* **What needs to be done**
All of the data below must be repeated exactly.

* **Material provided**
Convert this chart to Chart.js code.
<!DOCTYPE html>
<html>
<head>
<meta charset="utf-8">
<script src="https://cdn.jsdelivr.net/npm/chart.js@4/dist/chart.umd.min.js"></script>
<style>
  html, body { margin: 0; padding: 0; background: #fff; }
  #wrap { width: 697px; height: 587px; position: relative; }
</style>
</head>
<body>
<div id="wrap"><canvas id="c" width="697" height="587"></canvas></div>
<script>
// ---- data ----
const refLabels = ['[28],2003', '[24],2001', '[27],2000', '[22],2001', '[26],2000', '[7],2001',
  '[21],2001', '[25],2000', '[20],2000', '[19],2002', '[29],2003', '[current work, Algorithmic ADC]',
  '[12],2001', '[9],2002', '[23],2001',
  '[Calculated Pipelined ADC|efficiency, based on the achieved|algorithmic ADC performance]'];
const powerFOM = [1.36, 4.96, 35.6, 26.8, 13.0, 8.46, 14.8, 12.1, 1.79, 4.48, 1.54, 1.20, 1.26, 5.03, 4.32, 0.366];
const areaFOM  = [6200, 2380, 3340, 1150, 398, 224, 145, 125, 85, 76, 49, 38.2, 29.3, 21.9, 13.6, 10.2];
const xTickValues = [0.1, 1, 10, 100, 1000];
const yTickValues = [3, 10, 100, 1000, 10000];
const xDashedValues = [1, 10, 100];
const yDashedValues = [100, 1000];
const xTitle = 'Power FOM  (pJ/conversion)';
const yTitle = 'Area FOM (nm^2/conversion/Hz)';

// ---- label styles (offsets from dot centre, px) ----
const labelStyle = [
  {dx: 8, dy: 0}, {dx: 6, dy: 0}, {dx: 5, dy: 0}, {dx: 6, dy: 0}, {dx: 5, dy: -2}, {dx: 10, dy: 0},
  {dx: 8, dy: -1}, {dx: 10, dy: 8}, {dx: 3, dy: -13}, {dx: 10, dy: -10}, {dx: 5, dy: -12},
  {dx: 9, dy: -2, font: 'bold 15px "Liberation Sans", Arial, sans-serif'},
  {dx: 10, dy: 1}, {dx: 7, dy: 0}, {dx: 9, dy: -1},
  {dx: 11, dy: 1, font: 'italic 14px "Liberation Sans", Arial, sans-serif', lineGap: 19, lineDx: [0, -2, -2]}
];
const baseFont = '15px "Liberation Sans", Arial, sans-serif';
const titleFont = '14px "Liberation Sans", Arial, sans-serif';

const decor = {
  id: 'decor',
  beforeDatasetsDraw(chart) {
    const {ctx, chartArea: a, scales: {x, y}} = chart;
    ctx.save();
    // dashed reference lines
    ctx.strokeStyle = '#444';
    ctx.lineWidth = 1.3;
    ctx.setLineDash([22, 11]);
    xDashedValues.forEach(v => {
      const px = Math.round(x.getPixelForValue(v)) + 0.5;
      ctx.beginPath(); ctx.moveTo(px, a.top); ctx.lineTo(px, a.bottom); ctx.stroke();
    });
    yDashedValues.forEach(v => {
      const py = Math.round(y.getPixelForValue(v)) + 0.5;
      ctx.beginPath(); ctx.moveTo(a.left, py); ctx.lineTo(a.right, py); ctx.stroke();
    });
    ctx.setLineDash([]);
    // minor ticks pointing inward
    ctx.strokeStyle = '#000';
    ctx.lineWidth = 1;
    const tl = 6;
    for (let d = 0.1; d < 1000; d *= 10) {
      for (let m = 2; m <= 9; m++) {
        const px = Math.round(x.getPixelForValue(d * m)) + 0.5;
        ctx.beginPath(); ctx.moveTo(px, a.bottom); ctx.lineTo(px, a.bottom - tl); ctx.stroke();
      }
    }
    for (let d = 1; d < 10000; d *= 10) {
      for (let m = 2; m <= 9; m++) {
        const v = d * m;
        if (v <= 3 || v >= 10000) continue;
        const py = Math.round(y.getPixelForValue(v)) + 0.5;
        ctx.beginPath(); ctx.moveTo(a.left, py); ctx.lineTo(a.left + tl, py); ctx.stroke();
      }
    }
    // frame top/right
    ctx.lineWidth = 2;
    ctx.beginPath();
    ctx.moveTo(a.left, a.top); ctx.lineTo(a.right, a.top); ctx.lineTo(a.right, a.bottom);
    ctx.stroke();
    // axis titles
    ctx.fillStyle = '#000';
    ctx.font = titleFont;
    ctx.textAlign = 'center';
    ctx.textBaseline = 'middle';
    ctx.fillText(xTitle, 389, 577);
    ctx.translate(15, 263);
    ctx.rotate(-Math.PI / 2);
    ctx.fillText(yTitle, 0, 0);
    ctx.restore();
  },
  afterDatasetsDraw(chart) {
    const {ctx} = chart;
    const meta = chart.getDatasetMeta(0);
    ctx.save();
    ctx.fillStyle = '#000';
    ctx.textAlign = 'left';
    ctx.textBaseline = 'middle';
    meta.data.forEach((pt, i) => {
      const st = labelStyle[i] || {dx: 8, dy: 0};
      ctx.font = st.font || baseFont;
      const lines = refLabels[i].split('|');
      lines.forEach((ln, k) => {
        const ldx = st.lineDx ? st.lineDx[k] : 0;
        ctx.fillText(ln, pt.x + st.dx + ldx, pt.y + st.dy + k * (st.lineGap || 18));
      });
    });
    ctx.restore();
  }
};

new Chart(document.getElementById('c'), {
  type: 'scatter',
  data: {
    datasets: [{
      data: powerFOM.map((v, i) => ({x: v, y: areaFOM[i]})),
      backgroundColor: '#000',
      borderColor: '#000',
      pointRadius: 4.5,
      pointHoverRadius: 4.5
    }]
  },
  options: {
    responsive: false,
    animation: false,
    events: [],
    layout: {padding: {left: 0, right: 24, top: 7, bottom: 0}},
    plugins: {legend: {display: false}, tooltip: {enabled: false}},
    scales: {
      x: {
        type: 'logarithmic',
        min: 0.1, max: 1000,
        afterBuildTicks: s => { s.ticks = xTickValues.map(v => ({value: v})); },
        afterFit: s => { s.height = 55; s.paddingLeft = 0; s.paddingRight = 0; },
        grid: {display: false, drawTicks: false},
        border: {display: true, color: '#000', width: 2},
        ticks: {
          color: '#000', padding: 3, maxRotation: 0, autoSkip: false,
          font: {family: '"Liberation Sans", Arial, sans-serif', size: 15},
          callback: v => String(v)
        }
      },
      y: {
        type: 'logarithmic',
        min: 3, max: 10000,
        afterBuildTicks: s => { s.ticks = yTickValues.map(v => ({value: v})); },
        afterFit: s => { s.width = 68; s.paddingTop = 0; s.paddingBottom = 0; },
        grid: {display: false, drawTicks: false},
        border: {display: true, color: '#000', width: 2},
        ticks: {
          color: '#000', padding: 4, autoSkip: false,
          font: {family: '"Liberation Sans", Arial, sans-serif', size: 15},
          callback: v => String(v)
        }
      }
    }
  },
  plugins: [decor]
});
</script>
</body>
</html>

* **Task response**
Convert this chart to Chart.js code.
<!DOCTYPE html>
<html>
<head>
<meta charset="utf-8">
<script src="https://cdn.jsdelivr.net/npm/chart.js@4/dist/chart.umd.min.js"></script>
<style>
  html, body { margin: 0; padding: 0; background: #fff; }
  #wrap { width: 697px; height: 587px; position: relative; }
</style>
</head>
<body>
<div id="wrap"><canvas id="c" width="697" height="587"></canvas></div>
<script>
// ---- data ----
const refLabels = ['[28],2003', '[24],2001', '[27],2000', '[22],2001', '[26],2000', '[7],2001',
  '[21],2001', '[25],2000', '[20],2000', '[19],2002', '[29],2003', '[current work, Algorithmic ADC]',
  '[12],2001', '[9],2002', '[23],2001',
  '[Calculated Pipelined ADC|efficiency, based on the achieved|algorithmic ADC performance]'];
const powerFOM = [1.36, 4.96, 35.6, 26.8, 13.0, 8.46, 14.8, 12.1, 1.79, 4.48, 1.54, 1.20, 1.26, 5.03, 4.32, 0.366];
const areaFOM  = [6200, 2380, 3340, 1150, 398, 224, 145, 125, 85, 76, 49, 38.2, 29.3, 21.9, 13.6, 10.2];
const xTickValues = [0.1, 1, 10, 100, 1000];
const yTickValues = [3, 10, 100, 1000, 10000];
const xDashedValues = [1, 10, 100];
const yDashedValues = [100, 1000];
const xTitle = 'Power FOM  (pJ/conversion)';
const yTitle = 'Area FOM (nm^2/conversion/Hz)';

// ---- label styles (offsets from dot centre, px) ----
const labelStyle = [
  {dx: 8, dy: 0}, {dx: 6, dy: 0}, {dx: 5, dy: 0}, {dx: 6, dy: 0}, {dx: 5, dy: -2}, {dx: 10, dy: 0},
  {dx: 8, dy: -1}, {dx: 10, dy: 8}, {dx: 3, dy: -13}, {dx: 10, dy: -10}, {dx: 5, dy: -12},
  {dx: 9, dy: -2, font: 'bold 15px "Liberation Sans", Arial, sans-serif'},
  {dx: 10, dy: 1}, {dx: 7, dy: 0}, {dx: 9, dy: -1},
  {dx: 11, dy: 1, font: 'italic 14px "Liberation Sans", Arial, sans-serif', lineGap: 19, lineDx: [0, -2, -2]}
];
const baseFont = '15px "Liberation Sans", Arial, sans-serif';
const titleFont = '14px "Liberation Sans", Arial, sans-serif';

const decor = {
  id: 'decor',
  beforeDatasetsDraw(chart) {
    const {ctx, chartArea: a, scales: {x, y}} = chart;
    ctx.save();
    // dashed reference lines
    ctx.strokeStyle = '#444';
    ctx.lineWidth = 1.3;
    ctx.setLineDash([22, 11]);
    xDashedValues.forEach(v => {
      const px = Math.round(x.getPixelForValue(v)) + 0.5;
      ctx.beginPath(); ctx.moveTo(px, a.top); ctx.lineTo(px, a.bottom); ctx.stroke();
    });
    yDashedValues.forEach(v => {
      const py = Math.round(y.getPixelForValue(v)) + 0.5;
      ctx.beginPath(); ctx.moveTo(a.left, py); ctx.lineTo(a.right, py); ctx.stroke();
    });
    ctx.setLineDash([]);
    // minor ticks pointing inward
    ctx.strokeStyle = '#000';
    ctx.lineWidth = 1;
    const tl = 6;
    for (let d = 0.1; d < 1000; d *= 10) {
      for (let m = 2; m <= 9; m++) {
        const px = Math.round(x.getPixelForValue(d * m)) + 0.5;
        ctx.beginPath(); ctx.moveTo(px, a.bottom); ctx.lineTo(px, a.bottom - tl); ctx.stroke();
      }
    }
    for (let d = 1; d < 10000; d *= 10) {
      for (let m = 2; m <= 9; m++) {
        const v = d * m;
        if (v <= 3 || v >= 10000) continue;
        const py = Math.round(y.getPixelForValue(v)) + 0.5;
        ctx.beginPath(); ctx.moveTo(a.left, py); ctx.lineTo(a.left + tl, py); ctx.stroke();
      }
    }
    // frame top/right
    ctx.lineWidth = 2;
    ctx.beginPath();
    ctx.moveTo(a.left, a.top); ctx.lineTo(a.right, a.top); ctx.lineTo(a.right, a.bottom);
    ctx.stroke();
    // axis titles
    ctx.fillStyle = '#000';
    ctx.font = titleFont;
    ctx.textAlign = 'center';
    ctx.textBaseline = 'middle';
    ctx.fillText(xTitle, 389, 577);
    ctx.translate(15, 263);
    ctx.rotate(-Math.PI / 2);
    ctx.fillText(yTitle, 0, 0);
    ctx.restore();
  },
  afterDatasetsDraw(chart) {
    const {ctx} = chart;
    const meta = chart.getDatasetMeta(0);
    ctx.save();
    ctx.fillStyle = '#000';
    ctx.textAlign = 'left';
    ctx.textBaseline = 'middle';
    meta.data.forEach((pt, i) => {
      const st = labelStyle[i] || {dx: 8, dy: 0};
      ctx.font = st.font || baseFont;
      const lines = refLabels[i].split('|');
      lines.forEach((ln, k) => {
        const ldx = st.lineDx ? st.lineDx[k] : 0;
        ctx.fillText(ln, pt.x + st.dx + ldx, pt.y + st.dy + k * (st.lineGap || 18));
      });
    });
    ctx.restore();
  }
};

new Chart(document.getElementById('c'), {
  type: 'scatter',
  data: {
    datasets: [{
      data: powerFOM.map((v, i) => ({x: v, y: areaFOM[i]})),
      backgroundColor: '#000',
      borderColor: '#000',
      pointRadius: 4.5,
      pointHoverRadius: 4.5
    }]
  },
  options: {
    responsive: false,
    animation: false,
    events: [],
    layout: {padding: {left: 0, right: 24, top: 7, bottom: 0}},
    plugins: {legend: {display: false}, tooltip: {enabled: false}},
    scales: {
      x: {
        type: 'logarithmic',
        min: 0.1, max: 1000,
        afterBuildTicks: s => { s.ticks = xTickValues.map(v => ({value: v})); },
        afterFit: s => { s.height = 55; s.paddingLeft = 0; s.paddingRight = 0; },
        grid: {display: false, drawTicks: false},
        border: {display: true, color: '#000', width: 2},
        ticks: {
          color: '#000', padding: 3, maxRotation: 0, autoSkip: false,
          font: {family: '"Liberation Sans", Arial, sans-serif', size: 15},
          callback: v => String(v)
        }
      },
      y: {
        type: 'logarithmic',
        min: 3, max: 10000,
        afterBuildTicks: s => { s.ticks = yTickValues.map(v => ({value: v})); },
        afterFit: s => { s.width = 68; s.paddingTop = 0; s.paddingBottom = 0; },
        grid: {display: false, drawTicks: false},
        border: {display: true, color: '#000', width: 2},
        ticks: {
          color: '#000', padding: 4, autoSkip: false,
          font: {family: '"Liberation Sans", Arial, sans-serif', size: 15},
          callback: v => String(v)
        }
      }
    }
  },
  plugins: [decor]
});
</script>
</body>
</html>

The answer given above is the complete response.